What kind of camera and format did you shoot on, and did you use any analog elements or post-production tricks to emulate VHS quality?

We shot on an ARRI Alexa 35 paired with my DP Corey’s custom vintage Cooke lenses, which gave the image a soft, organic quality right out of the gate. For the memory sequences—those fleeting, almost ghostly flashes Hannah has of Jules after she goes missing—we switched to Corey’s personal VHS camcorder. That analog format gave us a natural distortion, texture, and color bleed. The bulk of the film was captured digitally, but our colorist, Mikey Rossiter, gave it a lush, filmic grade that bridged the two worlds—polished yet imperfect, like a half-forgotten dream recorded on tape.

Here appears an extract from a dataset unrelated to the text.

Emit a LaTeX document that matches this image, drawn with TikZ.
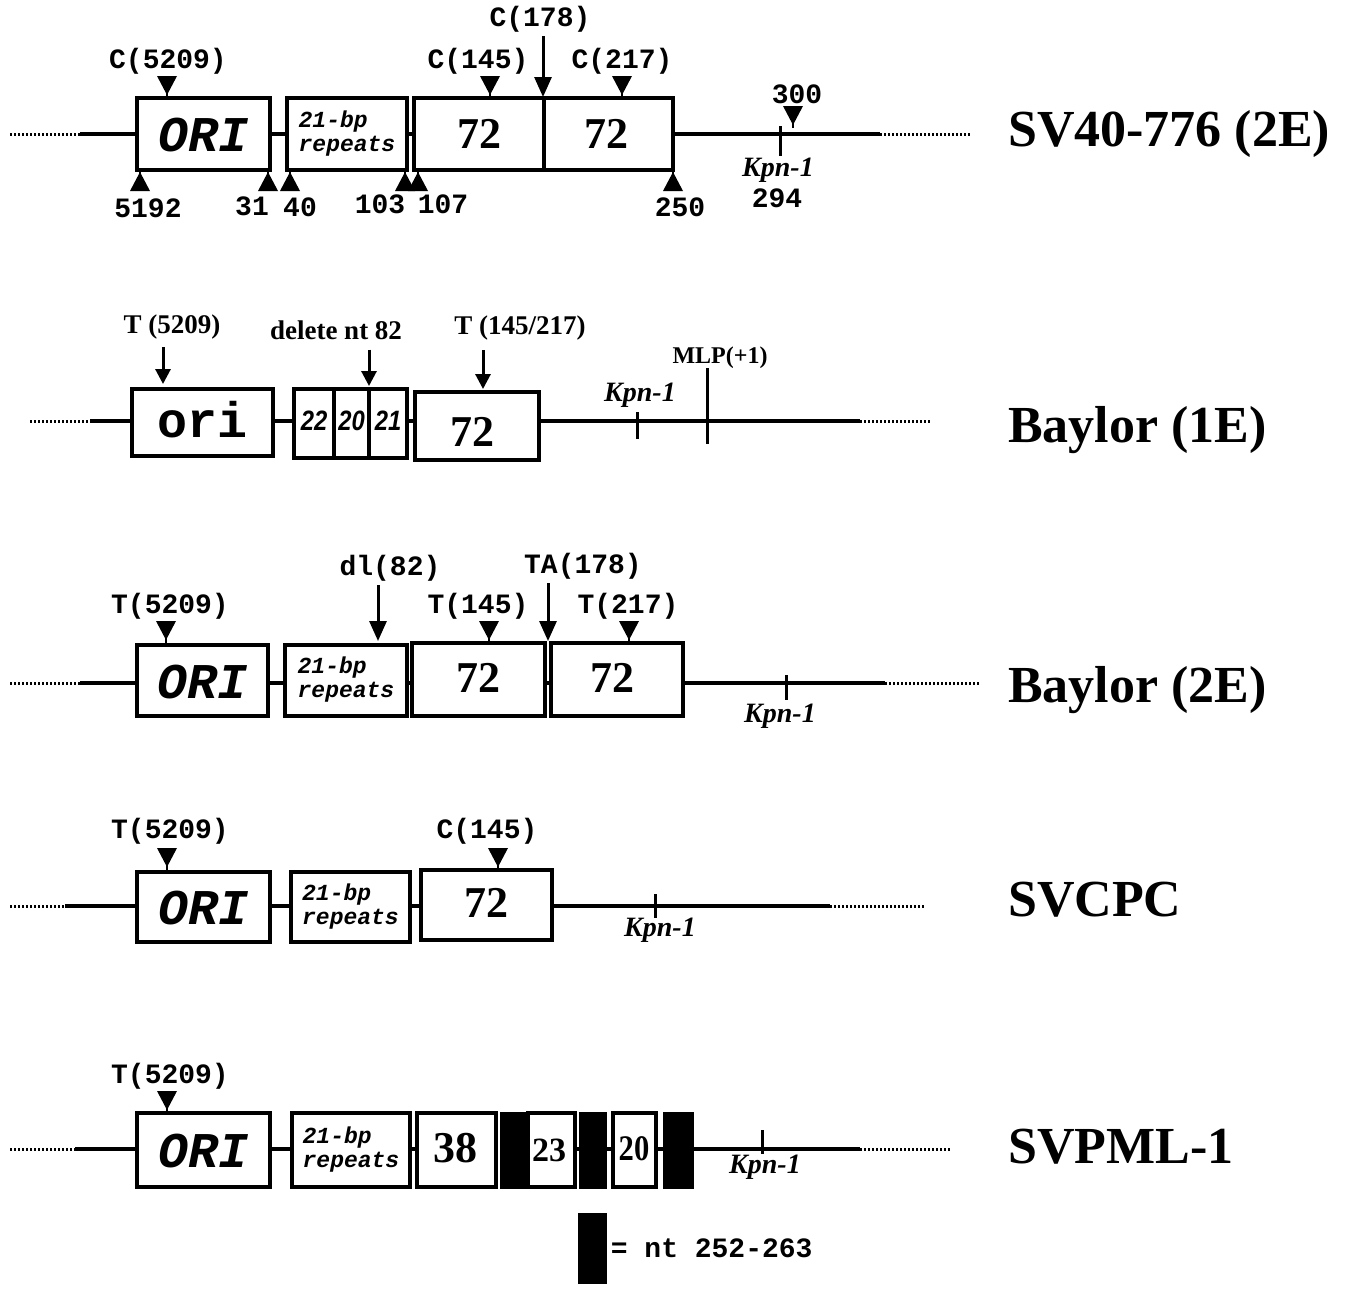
\documentclass[tikz,border=0pt]{standalone}
\usepackage{fontspec}
\setmainfont{Liberation Serif}
\newfontfamily\monofnt{Liberation Mono}
\newfontfamily\sansfnt{Liberation Sans}
\usetikzlibrary{arrows.meta}
\begin{document}
\begin{tikzpicture}[x=1pt,y=-1pt,
  box/.style={draw, line width=3.5pt, inner sep=0pt, outer sep=0pt, fill=white},
  blk/.style={draw, fill=black, line width=1pt, inner sep=0pt, outer sep=0pt},
  mainline/.style={line width=3.5pt},
  dotline/.style={line width=3pt, dash pattern=on 2pt off 2pt},
  tickl/.style={line width=3pt},
  clab/.style={font=\monofnt\bfseries\fontsize{28}{30}\selectfont, inner sep=0pt},
  tlab/.style={font=\bfseries\fontsize{27}{30}\selectfont, inner sep=0pt},
  kpn/.style={font=\bfseries\itshape\fontsize{28}{30}\selectfont, inner sep=0pt},
  oritxt/.style={font=\monofnt\bfseries\itshape\fontsize{50}{50}\selectfont},
  oriltxt/.style={font=\monofnt\bfseries\fontsize{50}{50}\selectfont},
  reptxt/.style={font=\monofnt\bfseries\itshape\fontsize{23}{24}\selectfont, align=left},
  numtxt/.style={font=\bfseries\fontsize{44}{44}\selectfont},
  cellno/.style={font=\sansfnt\bfseries\itshape\fontsize{28}{28}\selectfont, xscale=0.85},
  strainname/.style={font=\bfseries\fontsize{52}{54}\selectfont, anchor=west, inner sep=0pt},
  arr/.style={line width=3pt, -{Triangle[width=17pt,length=20pt]}},
  arrs/.style={line width=3pt, -{Triangle[width=15pt,length=15pt]}},
  dtri/.pic={\fill (-10,-22) -- (10,-22) -- (0,-3) -- cycle; \draw[line width=2pt] (0,-5) -- (0,0);},
  utri/.pic={\fill (-10,21) -- (10,21) -- (0,2) -- cycle; \draw[line width=2pt] (0,0) -- (0,4);}
]
\useasboundingbox[fill=white] (0,0) rectangle (1346,1288);

% ================= Row 1: SV40-776 (2E) =================
\node[box, minimum width=133pt, minimum height=72pt] (ori1) at (203.5,134) {};
\node[oritxt] (ori1t) at (203.5,135) {ORI};
\node[box, minimum width=120pt, minimum height=72pt] (rep1) at (347,134) {};
\node[reptxt] (rep1t) at (347,134) {21-bp\\repeats};
\node[box, minimum width=130pt, minimum height=72pt] (b72a) at (479,134) {};
\node[numtxt] (b72at) at (479,134) {72};
\node[box, minimum width=129pt, minimum height=72pt] (b72b) at (608.5,134) {};
\node[numtxt] (b72bt) at (606,134) {72};
\coordinate (r1d0) at (10,134);
\coordinate (r1s0) at (80,134);
\coordinate (r1e0) at (880,134);
\coordinate (r1e1) at (970,134);
\draw[dotline] (r1d0) -- (r1s0);
\draw[mainline] (r1s0) -- (ori1.west);
\draw[mainline] (ori1.east) -- (rep1.west);
\draw[mainline] (rep1.east) -- (b72a.west);
\draw[mainline] (b72b.east) -- (r1e0);
\draw[dotline] (r1e0) -- (r1e1);
\coordinate (k1a) at (780,126);
\coordinate (k1b) at (780,156);
\draw[tickl] (k1a) -- (k1b);
\node[kpn] (k1l) at (778,170) {Kpn-1};
\node[clab] (k1n) at (777,198) {294};
\pic at (793,128) {dtri};
\node[clab] (l300) at (797,94) {300};
% top markers
\pic at (167,98) {dtri};
\node[clab] (lc5209) at (168,61) {C(5209)};
\pic at (490,98) {dtri};
\node[clab] (lc145) at (478,61) {C(145)};
\pic at (622,98) {dtri};
\node[clab] (lc217) at (622,61) {C(217)};
\node[clab] (lc178) at (540,19) {C(178)};
\coordinate (a178) at (543,97);
\draw[arr] (lc178.south -| a178) ++(0,4) -- (a178);
% bottom markers
\pic at (140,170) {utri};
\node[clab] (n5192) at (148,208) {5192};
\pic at (268,170) {utri};
\node[clab] (n31) at (252,206) {31};
\pic at (290,170) {utri};
\node[clab] (n40) at (300,207) {40};
\pic at (405,170) {utri};
\node[clab] (n103) at (380,204) {103};
\pic at (418,170) {utri};
\node[clab] (n107) at (443,204) {107};
\pic at (673,170) {utri};
\node[clab] (n250) at (680,207) {250};
\node[strainname] (nm1) at (1008,134) {SV40-776 (2E)};

% ================= Row 2: Baylor (1E) =================
\node[box, minimum width=141pt, minimum height=67pt] (ori2) at (202.5,422.5) {};
\node[oriltxt] (ori2t) at (202.5,420) {ori};
\node[box, minimum width=40pt, minimum height=69pt] (c22) at (314,423.5) {};
\node[cellno] (c22t) at (314,421) {22};
\node[box, minimum width=35pt, minimum height=69pt] (c20) at (351.5,423.5) {};
\node[cellno] (c20t) at (351.5,421) {20};
\node[box, minimum width=38pt, minimum height=69pt] (c21) at (388,423.5) {};
\node[cellno] (c21t) at (388,421) {21};
\node[box, minimum width=124pt, minimum height=68pt] (b72c) at (477,426) {};
\node[numtxt] (b72ct) at (472,432) {72};
\coordinate (r2d0) at (30,421);
\coordinate (r2s0) at (90,421);
\coordinate (r2e0) at (860,421);
\coordinate (r2e1) at (930,421);
\draw[dotline] (r2d0) -- (r2s0);
\draw[mainline] (r2s0) -- (ori2.west |- r2s0);
\draw[mainline] (ori2.east |- r2s0) -- (c22.west |- r2s0);
\draw[mainline] (c21.east |- r2s0) -- (b72c.west |- r2s0);
\draw[mainline] (b72c.east |- r2e0) -- (r2e0);
\draw[dotline] (r2e0) -- (r2e1);
\coordinate (k2a) at (637,412);
\coordinate (k2b) at (637,439);
\draw[tickl] (k2a) -- (k2b);
\node[kpn] (k2l) at (640,395) {Kpn-1};
\coordinate (mlpa) at (707,368);
\coordinate (mlpb) at (707,444);
\draw[tickl] (mlpa) -- (mlpb);
\node[tlab, font=\bfseries\fontsize{24}{26}\selectfont] (mlpl) at (720,358) {MLP(+1)};
\node[tlab] (lt5209) at (172,327) {T (5209)};
\coordinate (a2a) at (163,384);
\draw[arrs] (lt5209.south -| a2a) ++(0,8) -- (a2a);
\node[tlab] (ldel) at (336,330) {delete nt 82};
\coordinate (a2b) at (369,386);
\draw[arrs] (ldel.south -| a2b) ++(0,10) -- (a2b);
\node[tlab] (lt145) at (520,328) {T (145/217)};
\coordinate (a2c) at (483,389);
\draw[arrs] (lt145.south -| a2c) ++(0,10) -- (a2c);
\node[strainname] (nm2) at (1008,430) {Baylor (1E)};

% ================= Row 3: Baylor (2E) =================
\node[box, minimum width=131pt, minimum height=71pt] (ori3) at (202.5,680.5) {};
\node[oritxt] (ori3t) at (202.5,682) {ORI};
\node[box, minimum width=122pt, minimum height=71pt] (rep3) at (346,680.5) {};
\node[reptxt] (rep3t) at (346,680) {21-bp\\repeats};
\node[box, minimum width=133pt, minimum height=73pt] (b72d) at (478.5,679.5) {};
\node[numtxt] (b72dt) at (478,678) {72};
\node[box, minimum width=132pt, minimum height=73pt] (b72e) at (617,679.5) {};
\node[numtxt] (b72et) at (612,678) {72};
\coordinate (r3d0) at (10,683);
\coordinate (r3s0) at (80,683);
\coordinate (r3e0) at (885,683);
\coordinate (r3e1) at (980,683);
\draw[dotline] (r3d0) -- (r3s0);
\draw[mainline] (r3s0) -- (ori3.west |- r3s0);
\draw[mainline] (ori3.east |- r3s0) -- (rep3.west |- r3s0);
\draw[mainline] (rep3.east |- r3s0) -- (b72d.west |- r3s0);
\draw[mainline] (b72d.east |- r3s0) -- (b72e.west |- r3s0);
\draw[mainline] (b72e.east |- r3s0) -- (r3e0);
\draw[dotline] (r3e0) -- (r3e1);
\coordinate (k3a) at (786,675);
\coordinate (k3b) at (786,700);
\draw[tickl] (k3a) -- (k3b);
\node[kpn] (k3l) at (780,716) {Kpn-1};
\pic at (166,643) {dtri};
\node[clab] (l3t5209) at (170,606) {T(5209)};
\node[clab] (ldl82) at (390,568) {dl(82)};
\coordinate (a3a) at (378,641);
\draw[arr] (ldl82.south -| a3a) ++(0,4) -- (a3a);
\pic at (489,643) {dtri};
\node[clab] (l3t145) at (478,606) {T(145)};
\node[clab] (lta178) at (583,566) {TA(178)};
\coordinate (a3b) at (548,641);
\draw[arr] (lta178.south -| a3b) ++(0,4) -- (a3b);
\pic at (629,643) {dtri};
\node[clab] (l3t217) at (628,606) {T(217)};
\node[strainname] (nm3) at (1008,690) {Baylor (2E)};

% ================= Row 4: SVCPC =================
\node[box, minimum width=133pt, minimum height=70pt] (ori4) at (203.5,907) {};
\node[oritxt] (ori4t) at (203.5,908) {ORI};
\node[box, minimum width=119pt, minimum height=70pt] (rep4) at (350.5,907) {};
\node[reptxt] (rep4t) at (350.5,907) {21-bp\\repeats};
\node[box, minimum width=131pt, minimum height=70pt] (b72f) at (486.5,905) {};
\node[numtxt] (b72ft) at (486,903) {72};
\coordinate (r4d0) at (10,906);
\coordinate (r4s0) at (65,906);
\coordinate (r4e0) at (830,906);
\coordinate (r4e1) at (925,906);
\draw[dotline] (r4d0) -- (r4s0);
\draw[mainline] (r4s0) -- (ori4.west |- r4s0);
\draw[mainline] (ori4.east |- r4s0) -- (rep4.west |- r4s0);
\draw[mainline] (rep4.east |- r4s0) -- (b72f.west |- r4s0);
\draw[mainline] (b72f.east |- r4s0) -- (r4e0);
\draw[dotline] (r4e0) -- (r4e1);
\coordinate (k4a) at (655,894);
\coordinate (k4b) at (655,918);
\draw[tickl] (k4a) -- (k4b);
\node[kpn] (k4l) at (660,930) {Kpn-1};
\pic at (167,870) {dtri};
\node[clab] (l4t5209) at (170,831) {T(5209)};
\pic at (498,870) {dtri};
\node[clab] (l4c145) at (487,831) {C(145)};
\node[strainname] (nm4) at (1008,900) {SVCPC};

% ================= Row 5: SVPML-1 =================
\node[box, minimum width=133pt, minimum height=74pt] (ori5) at (203.5,1150) {};
\node[oritxt] (ori5t) at (203.5,1151) {ORI};
\node[box, minimum width=118pt, minimum height=74pt] (rep5) at (351,1150) {};
\node[reptxt] (rep5t) at (351,1150) {21-bp\\repeats};
\node[box, minimum width=79pt, minimum height=74pt] (b38) at (456.5,1150) {};
\node[numtxt] (b38t) at (455,1148) {38};
\node[blk, minimum width=28pt, minimum height=76pt] (bk1) at (514,1150) {};
\node[box, minimum width=47pt, minimum height=74pt] (b23) at (551.5,1150) {};
\node[numtxt, font=\bfseries\fontsize{34}{34}\selectfont] (b23t) at (549,1150) {23};
\node[blk, minimum width=27pt, minimum height=76pt] (bk2) at (592.5,1150) {};
\node[box, minimum width=43pt, minimum height=74pt] (b20) at (634.5,1150) {};
\node[numtxt, font=\bfseries\fontsize{36}{36}\selectfont, xscale=0.85] (b20t) at (634,1149) {20};
\node[blk, minimum width=30pt, minimum height=76pt] (bk3) at (678,1150) {};
\coordinate (r5d0) at (10,1149);
\coordinate (r5s0) at (75,1149);
\coordinate (r5e0) at (860,1149);
\coordinate (r5e1) at (950,1149);
\draw[dotline] (r5d0) -- (r5s0);
\draw[mainline] (r5s0) -- (ori5.west |- r5s0);
\draw[mainline] (ori5.east |- r5s0) -- (rep5.west |- r5s0);
\draw[mainline] (rep5.east |- r5s0) -- (b38.west |- r5s0);
\draw[mainline] (b23.east |- r5s0) -- (bk2.west |- r5s0);
\draw[mainline] (bk2.east |- r5s0) -- (b20.west |- r5s0);
\draw[mainline] (b20.east |- r5s0) -- (bk3.west |- r5s0);
\draw[mainline] (bk3.east |- r5s0) -- (r5e0);
\draw[dotline] (r5e0) -- (r5e1);
\coordinate (k5a) at (762,1130);
\coordinate (k5b) at (762,1154);
\draw[tickl] (k5a) -- (k5b);
\node[kpn] (k5l) at (765,1167) {Kpn-1};
\pic at (167,1113) {dtri};
\node[clab] (l5t5209) at (170,1076) {T(5209)};
\node[strainname] (nm5) at (1008,1147) {SVPML-1};

% legend
\node[blk, minimum width=28pt, minimum height=70pt] (bkL) at (592,1248) {};
\node[clab, anchor=west] (legt) at (bkL.east) {\,= nt 252-263};
\end{tikzpicture}
\end{document}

Was Video Barn filmed in a real video store? How did you approach set design to create an authentic and immersive space?

It wasn’t—though I wish it had been. I searched all over L.A. for a functioning VHS store with that Twin Peaks-style small-town charm, but nothing quite fit. Eventually, we stumbled on a beautiful, slightly run-down record store in Pasadena, built in the ’60s, that had all the bones of what I imagined. My incredible production designer, Andrea Leigh, transformed it into the VHS store of my dreams—building everything from scratch. We also used the same space for the 1950s TV world scenes, and even shot the news segment in the parking lot out back. With only two days to shoot, we had to make one location carry the weight of the entire film, and this place gave us the perfect foundation.

There’s a surreal quality to the horror in the film—almost dreamlike. How did you want the audience to feel while watching?

I wanted the audience to feel like they’d been pulled into another time and place—somewhere familiar yet slightly off-kilter. The surreal moments in the film became a way to slip between reality and something stranger, like drifting through a half-remembered dream. I was also interested in the unsettling sensation of being manipulated by an unseen force—in this case, a kind of TV entity—where you’re never sure if you’re watching it, or if it’s watching you.

Do you see Video Barn as a stand-alone story or the start of a larger concept—possibly even a feature or anthology?

Yes! I’m currently developing Video Barn into a feature, envisioned as three interconnected chapters. Each will expand the world, deepen the mythology, and explore new perspectives on the story’s central mystery. I’m really excited to see how far we can push its strange, eerie universe.